Tallon is the Chief Digital Officer at the Metropolitan Museum of Art – aka ‘The Met’, physically based in New York. I say physically because Tallon and his team have done something quite incredible at the Met. Through a partnership with the Wikimedia Foundation, they have extended access to the Met’s collection beyond the walls of the museum. More people (ten million a month) now experience The Met collection on Wikipedia than on metmuseum.org (two million a month).

“I’ll say it hundreds of times, we’re not a technology company. We don’t have to be a technology company to be a great company.” Tallon laughs a bit when he says this over a Skype call with me last week.

Tallon is coming out to New Zealand for the CIO summit in June. The conference is billed as the ‘foremost gathering of CIOs (Chief information Officers) and IT executives in Australasia’. Generally, these people come from the world of business where there is probably much talk of digital transformation and many PowerPoints that contain quotes from Steve Jobs.

I hope they’re ready to have their minds stretched by a guy from the world of arts and culture. Because it’s not just what Tallon has done at the Met that’s interesting but the way he’s gone about it and the humble, insightful and calm approach he has to all things digital.

Throughout our conversation Tallon constantly comes back to two things – constantly being guided by, and in service to, the Met’s 147-year-old mission and his focus on how people behave and how that’s changed. At no point in our conversation does he attempt to dazzle me with technobabble or position himself as someone who’s come up with an idea all by himself or invented something entirely new.

He speaks frequently about what they’ve done at the Met as simply observing the changing world around them and, in wanting to serve the mission and remain relevant, using existing technology to keep up with changing behaviour.

“Success isn’t using augmented reality. That is not what success looks like. Success is about better fulfilling the mission, connecting people with knowledge, creativity, and ideas.”

‘We’re not a better museum if we say we’re a digital museum.

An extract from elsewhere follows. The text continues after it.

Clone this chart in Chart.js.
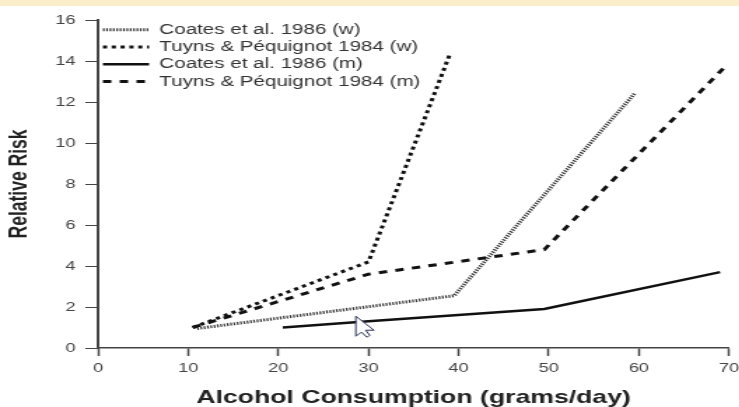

We’re a better museum by saying, “Yes, we’re being very thoughtful about how we serve our mission in the 21st Century.’

It is almost revolutionary to hear him talk about a lack of control. I frequently encounter businesses and organisations that seem obsessed with ownership of content or creating new, proprietary platforms or apps when perfectly good solutions already exist and the notion of control over your content is dead.

The open access policy means anyone can use the collection – hundreds of thousands of Wikipedia volunteers use the images every day to illustrate articles. Artists, mathematicians and students are taking the collection and data and doing new things with it.

Tallon is both delighted and pragmatic about this:”It’s interesting when I think about the idea about control. We don’t control it anymore. That control has gone whether we acknowledge it or not. People can write about the objects and art collection and publish it online and present that however they wish, whether we give them permission to or not. The images of our artworks were already online before we put them online ourselves.’

Simone Seagle is a web and educational software developer who has taken items from the collection at the Met made available through the open access policy and animated them. She has brought to life the idea that eyes follow you in an online portrait gallery and she’s made Kandinsky’s ‘Violette’ even more playful than the original.

“Sometimes I wonder what the artists would think if they saw what I was doing. I hope they would appreciate it, but I’ll never know. And perhaps it doesn’t matter—that’s the beauty of what The Met has done with Open Access. The art that was just for a few now belongs to all, and those with the will and imagination can play with, modify, and augment these works as they see fit.”

There’s a measured dignity and pace about Tallon that seems befitting of a guy who’s been given charge of one of the world’s greatest collections of art and cultural objects and set it free. He is in equal measures respectful of an historical institution and the changing times. He is in no rush to reinvent a wheel but instead wants to work out how to use the ones at hand in service of a lofty mission interpreted in a way that ensures the Met is an ever present force in a world where so much of what we do has changed.

“I’m a big believer that technological progress could probably stop for 5 years or 10 years – it would take us that long to learn how to use the current technologies we have available to us, well.” says Tallon.

I said it was a refreshing conversation earlier and it really was because it so directly opposes some of the vast arrogance and frantic need for speed you encounter when you’re absorbed in the world of digital technology.

Sometimes I feel as if a lot of technology is for technology’s sake and not in service of loftier goals or indeed, the lives of the people who are meant to use it. Perhaps we need to slow down, perhaps we don’t need to be in race to digitally transform, but instead, spend some time with what we do have and work out what, if any, mission it’s serving.